Some experiments: A natural question is whether this might harm the potential to revise an initially incorrect answer into a correct one later. In our local tests, we use scripts/analyze_early_stop.py to verify that such cases are relatively rare, as shown in the figure below.

Early stop analysis

Question-level Answer Aggregation & Early Stopping

We use the commonly used self-consistency method for answer aggregation. We use a question-level early-stop strategy as follows.

Motivation: The difficulty varies across problems, so we aim to avoid spending too much time on easy ones. As shown in the figure below, the output length varies considerably across samples for a single problem. This suggests that for some problems, we may obtain several correct answers early on but still need to wait for the longest sample to finish -- resulting in significant time waste (e.g., q1, q11, q16–q20, etc.).

Method: We can stop generation early for a question if sufficient certainty is achieved by examining the existing answers. Specifically, we terminate generation at the question level when a majority of the outputs are consistent, e.g., if 5 out of 7 answers agree. See the configurations in early_stop_strategy.consistency_rules in imagination_aimo2/local_eval_kaggle.py.

Speed Hyperparameter Adjusting

Motivation: The time to solve questions of different difficulty levels varies greatly, we design a adjust_speed module to dynamically adjust some hyperparameters.

Method: As reasoning progresses, our adjust_speed module calculates the remaining time and number of remaining questions, and dynamically adjusts the model's sampling number and early stopping strategy accordingly.

For example, the default speed is 3(normal), if the system detects that the average remaining time for each question is less than 5 minutes, it automatically adjust the speed to 1(fastest) .This means the number of samples is decreased to 10 and the maximum reasoning time for each question is also decreased. Please refer to our code for detailed implementation.
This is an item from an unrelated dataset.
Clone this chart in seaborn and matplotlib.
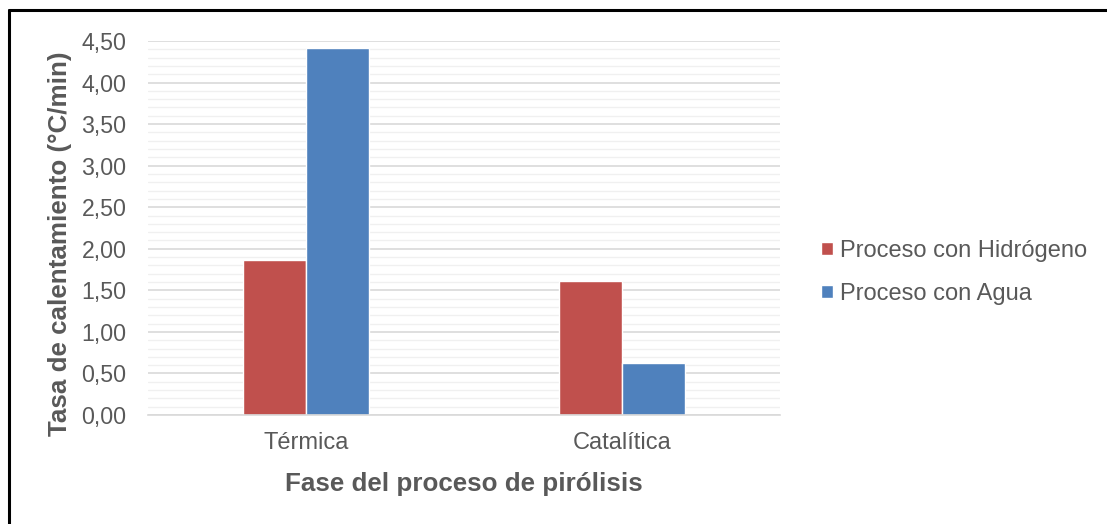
import matplotlib
matplotlib.use("Agg")
import matplotlib.pyplot as plt
import seaborn as sns
import pandas as pd
from matplotlib.lines import Line2D
from matplotlib.ticker import MultipleLocator, FuncFormatter

fases = ["Térmica", "Catalítica"]
procesos = ["Proceso con Hidrógeno", "Proceso con Agua"]
hidrogeno = [1.87, 1.61]
agua = [4.42, 0.63]
colores = ["#C0504D", "#4F81BD"]

df = pd.DataFrame({
    "fase": fases * 2,
    "proceso": [procesos[0]] * 2 + [procesos[1]] * 2,
    "tasa": hidrogeno + agua,
})

sns.set_style("white")
plt.rcParams["font.family"] = ["Liberation Sans", "DejaVu Sans"]
gris = "#595959"

fig = plt.figure(figsize=(11.07, 5.24), dpi=100)
ax = fig.add_axes([0.1337, 0.208, 0.5709, 0.7138])

sns.barplot(
    data=df,
    x="fase",
    y="tasa",
    hue="proceso",
    palette=colores,
    width=0.4,
    saturation=1,
    errorbar=None,
    ax=ax,
)

ax.set_xlim(-0.5, 1.5)
ax.set_ylim(0, 4.5)
ax.yaxis.set_major_locator(MultipleLocator(0.5))
ax.yaxis.set_minor_locator(MultipleLocator(0.1))
ax.yaxis.set_major_formatter(FuncFormatter(lambda v, p: f"{v:.2f}".replace(".", ",")))
ax.grid(axis="y", which="major", color="#d9d9d9", linewidth=1.2)
ax.grid(axis="y", which="minor", color="#f0f0f0", linewidth=1.0)
ax.set_axisbelow(True)
for s in ["top", "right", "left"]:
    ax.spines[s].set_visible(False)
ax.spines["bottom"].set_color("#d9d9d9")
ax.spines["bottom"].set_linewidth(1.2)
ax.tick_params(axis="both", which="both", length=0, labelcolor=gris)
ax.tick_params(axis="y", pad=15.5, labelsize=16.7)
ax.tick_params(axis="x", pad=12, labelsize=17)

ax.set_xlabel("Fase del proceso de pirólisis", fontsize=18.7, fontweight="bold", color=gris)
ax.set_ylabel("Tasa de calentamiento (°C/min)", fontsize=18.7, fontweight="bold", color=gris, va="center")
ax.xaxis.set_label_coords(0.5, -0.152)
ax.yaxis.set_label_coords(-0.139, 0.457)

ax.legend(
    loc="center left",
    bbox_to_anchor=(0.7415, 0.480),
    bbox_transform=fig.transFigure,
    frameon=False,
    fontsize=17,
    labelcolor=gris,
    handlelength=0.51,
    handleheight=0.5,
    handletextpad=0.3,
    labelspacing=0.9,
    borderpad=0,
    borderaxespad=0,
)

# marco de la figura (solo izquierda y arriba visibles)
fig.add_artist(Line2D([0.0077, 0.0077], [0, 0.980], color="black", linewidth=2.2, transform=fig.transFigure))
fig.add_artist(Line2D([0.0077, 1.0], [0.980, 0.980], color="black", linewidth=2.2, transform=fig.transFigure))

fig.savefig("out.png", dpi=100)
Other methods we tried but did not reach a conclusion and include in our final solution

  • GRPO: we tried four training runs but did not observe significant improvement on accuracy.

  • RAG: we use this dataset as a document bank. When solving a question, we fetch 1~2 most similar questions from the bank, use them and their corresponding solutions as the few-shot demonstrations. But we did not get improvement on AIME2025 nor online submission.
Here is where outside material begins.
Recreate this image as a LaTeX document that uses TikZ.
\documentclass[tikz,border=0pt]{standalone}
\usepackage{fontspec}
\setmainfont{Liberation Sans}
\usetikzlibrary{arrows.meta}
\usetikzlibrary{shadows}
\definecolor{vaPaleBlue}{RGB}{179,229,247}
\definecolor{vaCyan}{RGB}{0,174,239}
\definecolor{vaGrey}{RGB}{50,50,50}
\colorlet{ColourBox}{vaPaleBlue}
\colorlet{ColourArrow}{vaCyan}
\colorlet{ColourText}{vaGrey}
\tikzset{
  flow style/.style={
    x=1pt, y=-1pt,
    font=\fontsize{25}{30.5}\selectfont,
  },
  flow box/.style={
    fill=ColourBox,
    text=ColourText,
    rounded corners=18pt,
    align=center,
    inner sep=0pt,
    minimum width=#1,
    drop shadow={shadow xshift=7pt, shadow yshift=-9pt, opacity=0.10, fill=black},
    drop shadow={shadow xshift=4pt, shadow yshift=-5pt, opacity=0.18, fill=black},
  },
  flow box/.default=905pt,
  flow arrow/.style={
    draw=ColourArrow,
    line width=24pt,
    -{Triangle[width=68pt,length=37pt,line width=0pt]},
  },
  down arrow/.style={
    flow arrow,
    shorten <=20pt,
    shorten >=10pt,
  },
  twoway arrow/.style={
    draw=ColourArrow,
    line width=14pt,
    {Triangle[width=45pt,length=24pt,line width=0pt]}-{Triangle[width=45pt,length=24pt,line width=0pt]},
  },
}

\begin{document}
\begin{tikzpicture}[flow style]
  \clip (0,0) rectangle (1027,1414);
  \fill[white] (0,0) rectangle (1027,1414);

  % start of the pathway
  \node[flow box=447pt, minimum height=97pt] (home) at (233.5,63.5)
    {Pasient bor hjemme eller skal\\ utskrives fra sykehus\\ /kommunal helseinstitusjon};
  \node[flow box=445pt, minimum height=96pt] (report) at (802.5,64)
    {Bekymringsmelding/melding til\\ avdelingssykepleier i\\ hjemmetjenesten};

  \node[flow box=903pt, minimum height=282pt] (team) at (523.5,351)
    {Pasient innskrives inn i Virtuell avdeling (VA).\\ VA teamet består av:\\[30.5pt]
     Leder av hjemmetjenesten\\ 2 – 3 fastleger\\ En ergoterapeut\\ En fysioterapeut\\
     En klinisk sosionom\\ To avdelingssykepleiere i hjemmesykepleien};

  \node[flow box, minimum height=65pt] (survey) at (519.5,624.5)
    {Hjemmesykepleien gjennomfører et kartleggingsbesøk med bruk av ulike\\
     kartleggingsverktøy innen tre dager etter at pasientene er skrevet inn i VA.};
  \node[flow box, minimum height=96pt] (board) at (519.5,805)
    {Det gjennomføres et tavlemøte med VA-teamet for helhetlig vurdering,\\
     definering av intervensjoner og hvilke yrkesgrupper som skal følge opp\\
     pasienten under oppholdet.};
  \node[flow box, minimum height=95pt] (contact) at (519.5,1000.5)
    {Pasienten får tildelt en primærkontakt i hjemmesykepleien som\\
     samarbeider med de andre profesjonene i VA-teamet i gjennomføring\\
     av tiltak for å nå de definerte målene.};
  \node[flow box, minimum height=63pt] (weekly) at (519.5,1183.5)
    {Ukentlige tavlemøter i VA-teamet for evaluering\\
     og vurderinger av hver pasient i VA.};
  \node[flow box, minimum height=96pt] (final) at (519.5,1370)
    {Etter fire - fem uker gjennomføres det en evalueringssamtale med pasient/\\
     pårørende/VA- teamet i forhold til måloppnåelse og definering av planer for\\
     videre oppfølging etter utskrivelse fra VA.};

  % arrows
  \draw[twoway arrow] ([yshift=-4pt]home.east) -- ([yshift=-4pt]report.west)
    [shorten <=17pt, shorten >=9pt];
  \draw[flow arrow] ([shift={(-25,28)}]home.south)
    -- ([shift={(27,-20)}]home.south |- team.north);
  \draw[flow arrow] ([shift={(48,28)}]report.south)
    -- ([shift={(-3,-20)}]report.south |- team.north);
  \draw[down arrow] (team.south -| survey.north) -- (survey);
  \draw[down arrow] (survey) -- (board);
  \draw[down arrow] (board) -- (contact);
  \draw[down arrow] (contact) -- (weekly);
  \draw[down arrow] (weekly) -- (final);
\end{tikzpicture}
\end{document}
  • Model-based Aggregation: We give the LLM the 5 most frequent answers, and one representatitive rationale for each, ask the LLM to reason about the correct answer. But this aggregation method cannot stably achieve improvements.

  • Quantization-related trials: We try quantization-aware training (QAT) by finetuning the scales of an AWQ-quantized model with DPO on our 2k-sized DPO dataset, but that doesn't bring improvement. We also try to apply the reparametrization of W_k and W_q to get more channel-balanced key for better KV cache quantization. This brings a consistent but small reasoning performance improvement in our local test, especially in the KV4 setting. However, as we don't have enough submission quota to tune other hyperparameters for KV4 setting, our final solution doesn't use KV4.

We decided to briefly share these preliminary trials, but please note that they are not thorough enough to provide a reliable negative signal. Our qualitative inspection of the above trials actually suggests potentials to further explore, but we simply lacked the capacity to explore them further.